This is a rant, unrelated to the Reprographics business and industry. So, if you don’t want to waste your time reading one of my rants, skip this one!
I don’t know why people are so fixated on the AIG bonus thing. In “the scheme of things”, the AIG bonus issue is nothing more than a tiny pimple on a very large elephant’s ass.
It seems like every time our politicians get the opportunity to bash someone for something that happened that was stupid (or greedy or an oversight), they totally jump at the opportunity to climb on the bandwagon and shout-out about it, simply to get brownie-points and notoriety for shouting-out about it, even when the issue, in the scheme of things, is very minor. Do they not have better things to do with their time? Is that what we elected them to do?
Our Representatives and Senators and the Administration should stop the bull-shit about the AIG bonuses, and get down to the serious business of going after the ‘real money’ that was scammed from the financial system. That ‘real money’ is why we are shelling out billions and billions of taxpayer dollars.
I’m far less concerned about the recent AIG bonus issue than I am about the 60 some trillion dollars in insurance coverage that AIG evidently wrote on stuff that it insured, and because of that, the hundreds of millions of dollars, if not billions and billions of dollars, that AIG officers and executives and shareholders pulled out of AIG over the past 5 (or more) years!
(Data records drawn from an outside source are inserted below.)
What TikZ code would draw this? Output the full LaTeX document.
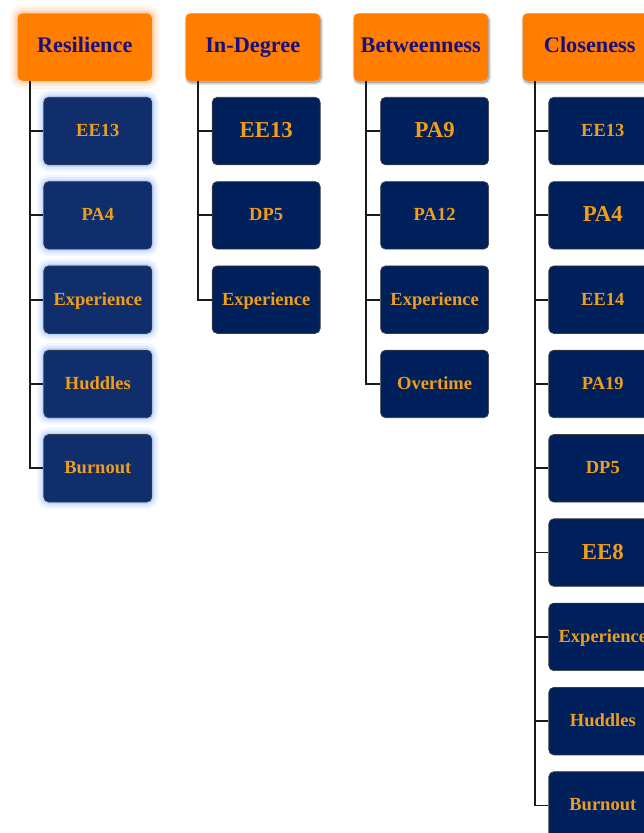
\documentclass[tikz,border=0pt]{standalone}
\usepackage{fontspec}
\setmainfont{Liberation Serif}
\usetikzlibrary{calc}
\definecolor{hdrfill}{RGB}{255,126,0}
\definecolor{hdrtext}{RGB}{26,14,125}
\definecolor{kidfill}{RGB}{0,32,91}
\definecolor{kidfillR}{RGB}{15,46,107}
\definecolor{kidtext}{RGB}{238,158,28}
\definecolor{glowO}{RGB}{255,160,80}
\definecolor{glowB}{RGB}{120,170,255}
\definecolor{edge}{RGB}{60,60,60}
\tikzset{
  hdr/.style={rounded corners=5pt, fill=hdrfill, minimum width=134.5pt, minimum height=67.5pt,
    inner sep=0pt, text=hdrtext, font=\bfseries\fontsize{22.3}{26}\selectfont,
    text height=17.4pt, text depth=5.6pt},
  hdrshadow/.style={
    preaction={fill=black, opacity=0.10, transform canvas={xshift=1pt,yshift=-2pt}, draw=black, line width=4pt},
    preaction={fill=black, opacity=0.10, transform canvas={xshift=1pt,yshift=-2pt}, draw=black, line width=1.5pt}},
  hdrglow/.style={
    preaction={draw=glowO, line width=16pt, opacity=0.10},
    preaction={draw=glowO, line width=10pt, opacity=0.15},
    preaction={draw=glowO, line width=5pt, opacity=0.25}},
  kid/.style={rounded corners=5pt, fill=kidfill, draw=edge, line width=0.7pt,
    minimum width=108pt, minimum height=67.5pt, inner sep=0pt, text=kidtext,
    font=\bfseries\fontsize{18.5}{22}\selectfont, text height=15.6pt, text depth=4.6pt},
  kidR/.style={kid, fill=kidfillR,
    preaction={draw=glowB, line width=14pt, opacity=0.10},
    preaction={draw=glowB, line width=9pt, opacity=0.18},
    preaction={draw=glowB, line width=4pt, opacity=0.30}},
  big/.style={font=\bfseries\fontsize{22.8}{26}\selectfont, text height=18.8pt, text depth=5.7pt},
  tree/.style={draw=black!90, line width=1.8pt}
}
\begin{document}
\begin{tikzpicture}[x=1pt,y=-1pt]
\useasboundingbox (0,0) rectangle (644,833);
\clip (0,0) rectangle (644,833);
% headers
\node[hdr,hdrglow] (h1) at (84.75,47) {Resilience};
\node[hdr,hdrshadow] (h2) at (252.75,47) {In-Degree};
\node[hdr,hdrshadow] (h3) at (420.75,47) {Betweenness};
\node[hdr,hdrshadow] (h4) at (589.75,47) {Closeness};
% trunk coordinates
\coordinate (t1) at ($(h1.south west)+(13,0)$);
\coordinate (t2) at ($(h2.south west)+(13,0)$);
\coordinate (t3) at ($(h3.south west)+(13,0)$);
\coordinate (t4) at ($(h4.south west)+(13,0)$);
% Resilience children
\node[kidR] (a1) at (97.8,131.05) {EE13};
\node[kidR] (a2) at (97.8,215.35) {PA4};
\node[kidR] (a3) at (97.8,299.65) {Experience};
\node[kidR] (a4) at (97.8,383.95) {Huddles};
\node[kidR] (a5) at (97.8,468.25) {Burnout};
% In-Degree children
\node[kid,big] (b1) at (266.2,131.05) {EE13};
\node[kid] (b2) at (266.2,215.35) {DP5};
\node[kid] (b3) at (266.2,299.65) {Experience};
% Betweenness children
\node[kid,big] (c1) at (434.6,131.05) {PA9};
\node[kid] (c2) at (434.6,215.35) {PA12};
\node[kid] (c3) at (434.6,299.65) {Experience};
\node[kid] (c4) at (434.6,383.95) {Overtime};
% Closeness children
\node[kid] (d1) at (602.8,131.05) {EE13};
\node[kid,big] (d2) at (602.8,215.35) {PA4};
\node[kid] (d3) at (602.8,299.65) {EE14};
\node[kid] (d4) at (602.8,383.95) {PA19};
\node[kid] (d5) at (602.8,468.25) {DP5};
\node[kid,big] (d6) at (602.8,552.55) {EE8};
\node[kid] (d7) at (602.8,636.85) {Experience};
\node[kid] (d8) at (602.8,721.15) {Huddles};
\node[kid] (d9) at (602.8,805.45) {Burnout};
% connectors
\draw[tree] (t1) |- (a5.west);
\foreach \k in {1,...,4} \draw[tree] (t1 |- a\k.west) -- (a\k.west);
\draw[tree] (t2) |- (b3.west);
\foreach \k in {1,2} \draw[tree] (t2 |- b\k.west) -- (b\k.west);
\draw[tree] (t3) |- (c4.west);
\foreach \k in {1,2,3} \draw[tree] (t3 |- c\k.west) -- (c\k.west);
\draw[tree] (t4) |- (d9.west);
\foreach \k in {1,...,8} \draw[tree] (t4 |- d\k.west) -- (d\k.west);
\end{tikzpicture}
\end{document}
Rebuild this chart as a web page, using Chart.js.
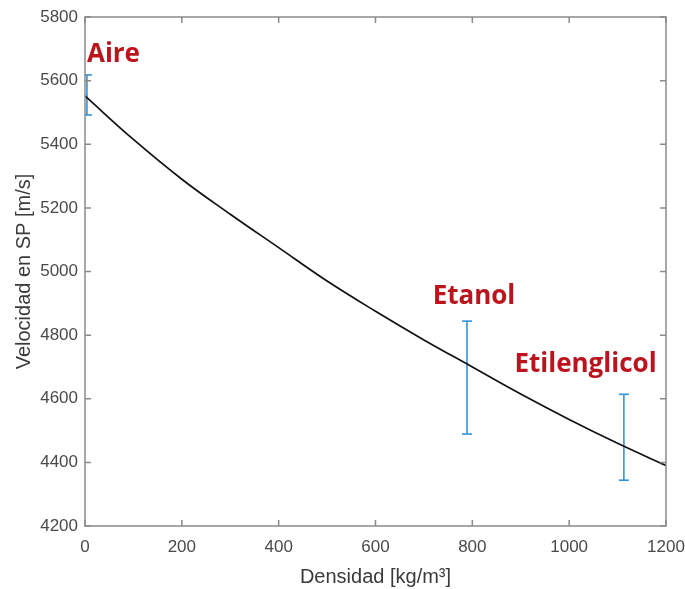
<!DOCTYPE html>
<html lang="es">
<head>
<meta charset="UTF-8">
<title>Velocidad en SP vs Densidad</title>
<script src="https://cdn.jsdelivr.net/npm/chart.js"></script>
<style>
    body { margin: 0; background: #fff; }
    #wrap { width: 685px; height: 589px; }
</style>
</head>
<body>
<div id="wrap"><canvas id="grafico"></canvas></div>
<script>
    // curva teórica
    const densidad = [0, 100, 200, 300, 400, 500, 600, 700, 800, 900, 1000, 1100, 1200];
    const velocidad = [5552, 5415, 5290, 5180, 5075, 4970, 4875, 4785, 4700, 4615, 4535, 4460, 4390];

    // medidas con barras de error
    const liquidos = ['Aire', 'Etanol', 'Etilenglicol'];
    const densLiquido = [4, 789, 1113];
    const velMin = [5492, 4489, 4344];
    const velMax = [5618, 4844, 4614];

    // posición de las etiquetas (unidades de datos)
    const etiquetaX = [4, 718, 887];
    const etiquetaY = [5658, 4898, 4684];

    const xTicks = [0, 200, 400, 600, 800, 1000, 1200];
    const yTicks = [4200, 4400, 4600, 4800, 5000, 5200, 5400, 5600, 5800];

    const azul = '#3293d8';
    const rojo = '#bb141c';

    const datasets = [{
        data: densidad.map((d, i) => ({ x: d, y: velocidad[i] })),
        borderColor: '#111',
        borderWidth: 1.7,
        pointRadius: 0,
        tension: 0.4,
        order: 0
    }];
    liquidos.forEach((n, i) => {
        datasets.push({
            data: [{ x: densLiquido[i], y: velMin[i] }, { x: densLiquido[i], y: velMax[i] }],
            borderColor: azul,
            borderWidth: 1.6,
            pointStyle: 'line',
            pointRadius: 5,
            pointBorderColor: azul,
            pointBorderWidth: 1.6,
            order: 1
        });
    });

    // caja y marcas hacia dentro, estilo MATLAB
    const cajaPlugin = {
        id: 'caja',
        afterDatasetsDraw(chart) {
            const { ctx, chartArea: a, scales } = chart;
            ctx.save();
            ctx.strokeStyle = '#8a8a8a';
            ctx.lineWidth = 1.5;
            ctx.strokeRect(a.left, a.top, a.right - a.left, a.bottom - a.top);
            ctx.beginPath();
            xTicks.forEach(v => {
                const px = scales.x.getPixelForValue(v);
                ctx.moveTo(px, a.bottom); ctx.lineTo(px, a.bottom - 6);
                ctx.moveTo(px, a.top); ctx.lineTo(px, a.top + 6);
            });
            yTicks.forEach(v => {
                const py = scales.y.getPixelForValue(v);
                ctx.moveTo(a.left, py); ctx.lineTo(a.left + 6, py);
                ctx.moveTo(a.right, py); ctx.lineTo(a.right - 6, py);
            });
            ctx.stroke();

            ctx.fillStyle = rojo;
            ctx.font = 'bold 26px "Open Sans", sans-serif';
            ctx.textBaseline = 'alphabetic';
            liquidos.forEach((n, i) => {
                ctx.fillText(n, scales.x.getPixelForValue(etiquetaX[i]), scales.y.getPixelForValue(etiquetaY[i]));
            });
            ctx.restore();
        }
    };

    new Chart(document.getElementById('grafico'), {
        type: 'line',
        data: { datasets },
        options: {
            responsive: true,
            maintainAspectRatio: false,
            animation: false,
            layout: { padding: { top: 17, right: 19, left: 0, bottom: 0 } },
            plugins: { legend: { display: false }, tooltip: { enabled: false } },
            scales: {
                x: {
                    type: 'linear',
                    min: 0, max: 1200,
                    afterBuildTicks: s => { s.ticks = xTicks.map(v => ({ value: v })); },
                    afterFit: s => { s.height = 63; s.paddingLeft = 0; s.paddingRight = 0; },
                    grid: { display: false, drawTicks: false },
                    border: { display: false },
                    ticks: { color: '#4a4a4a', font: { family: 'Liberation Sans', size: 17 }, padding: 11, maxRotation: 0, callback: v => String(v) },
                    title: { display: true, text: 'Densidad [kg/m³]', color: '#3a3a3a', font: { family: 'Liberation Sans', size: 20 }, padding: { top: 1, bottom: 0 } }
                },
                y: {
                    type: 'linear',
                    min: 4200, max: 5800,
                    afterBuildTicks: s => { s.ticks = yTicks.map(v => ({ value: v })); },
                    afterFit: s => { s.width = 85; s.paddingTop = 0; s.paddingBottom = 0; },
                    grid: { display: false, drawTicks: false },
                    border: { display: false },
                    ticks: { color: '#4a4a4a', font: { family: 'Liberation Sans', size: 17 }, padding: 7, callback: v => String(v) },
                    title: { display: true, text: 'Velocidad en SP [m/s]', color: '#3a3a3a', font: { family: 'Liberation Sans', size: 20 }, padding: { top: 12, bottom: 0 } }
                }
            }
        },
        plugins: [cajaPlugin]
    });
</script>
</body>
</html>
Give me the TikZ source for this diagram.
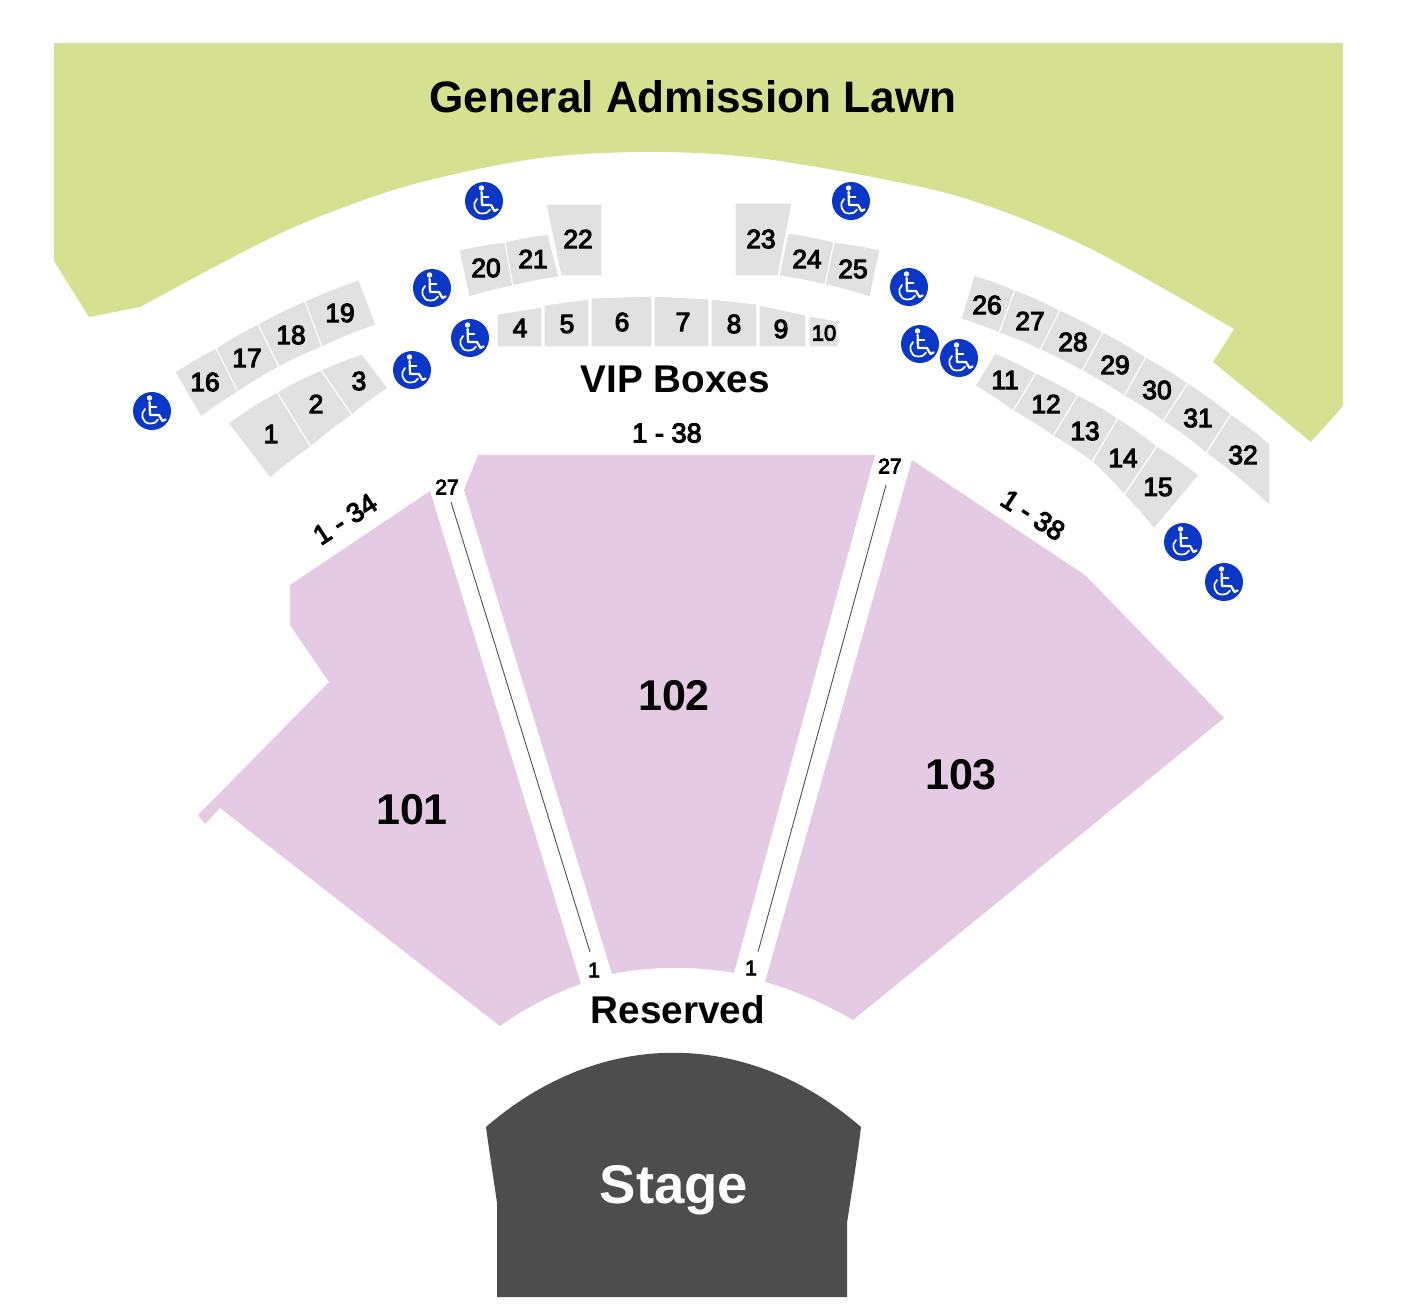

What a scam! Can you imagine being in the insurance business and selling insurance coverage – in return for premium payments – even though your business will never be able to cover the claims? The premiums that AIG charged (for insurance on various types of debt obligations – what do they call that type of insurance, “credit default swaps?”) were enormous, and those premiums were, of course, considered “income” to AIG. And the “income” from those premiums was used to fund huge bonuses and compensation packages handed out to AIG officers and executives. How long did this damn scam go on? Was it one month, five years, ten years? Hell, I don’t know.
Since Congress sets the law, they should get down to the business of coming up with a “recapture tax.” I’m not talking about a recapture tax on the recent AIG bonuses, but a recapture tax that goes back five, maybe even more, years. Let’s get serious about this – what our congressmen (congresspersons, to be politically correct) should be doing is going after the earnings that were distributed that, in reality, were based on fictional income.
And, while they are at it, AIG is not the only financial institution that paid out huge sums of money over the past several years based on fictional profits. Go after the other insurance companies, investment banks, banking institutions, and mortgage companies and mortgage originators as well.
The other evening, one of the Sunday evening news shows, I can’t remember whether it was DateLine or 60 Minutes, aired several stories about the mortgage lending business. One of the mortgage companies profiled was “People’s Choice”. Is it not clear to everyone that People’s Choice, and other companies like P.C., knew that they were selling mortgages to lots of people who could not afford those mortgages, to people who had insufficient income to justify the mortgages, to people who would eventually default on those mortgages? Even the mortgage company insiders referred to them as “liars loans!”) Mortgage companies (I should say their executives, officers and insider-shareholders) didn’t care who got a mortgage, because they weren’t going to hold the mortgages they sold. All they cared about was earning fees on the mortgages they put out. They earned fees from the people who got the mortgages and they earned fees when they sold the mortgages to investment banks and other financial institutions. God damn greedy SOB’s. Everyone one of us (I’m talking about every U.S. taxpayer, and eventually, all our children, once they become taxpayers) will pay dearly for that greed. Damn it, our congresspersons and the administration need to get serious about this. They should put into place a five-year (or more) recapture tax to get back the money that these greedy people scammed from the system.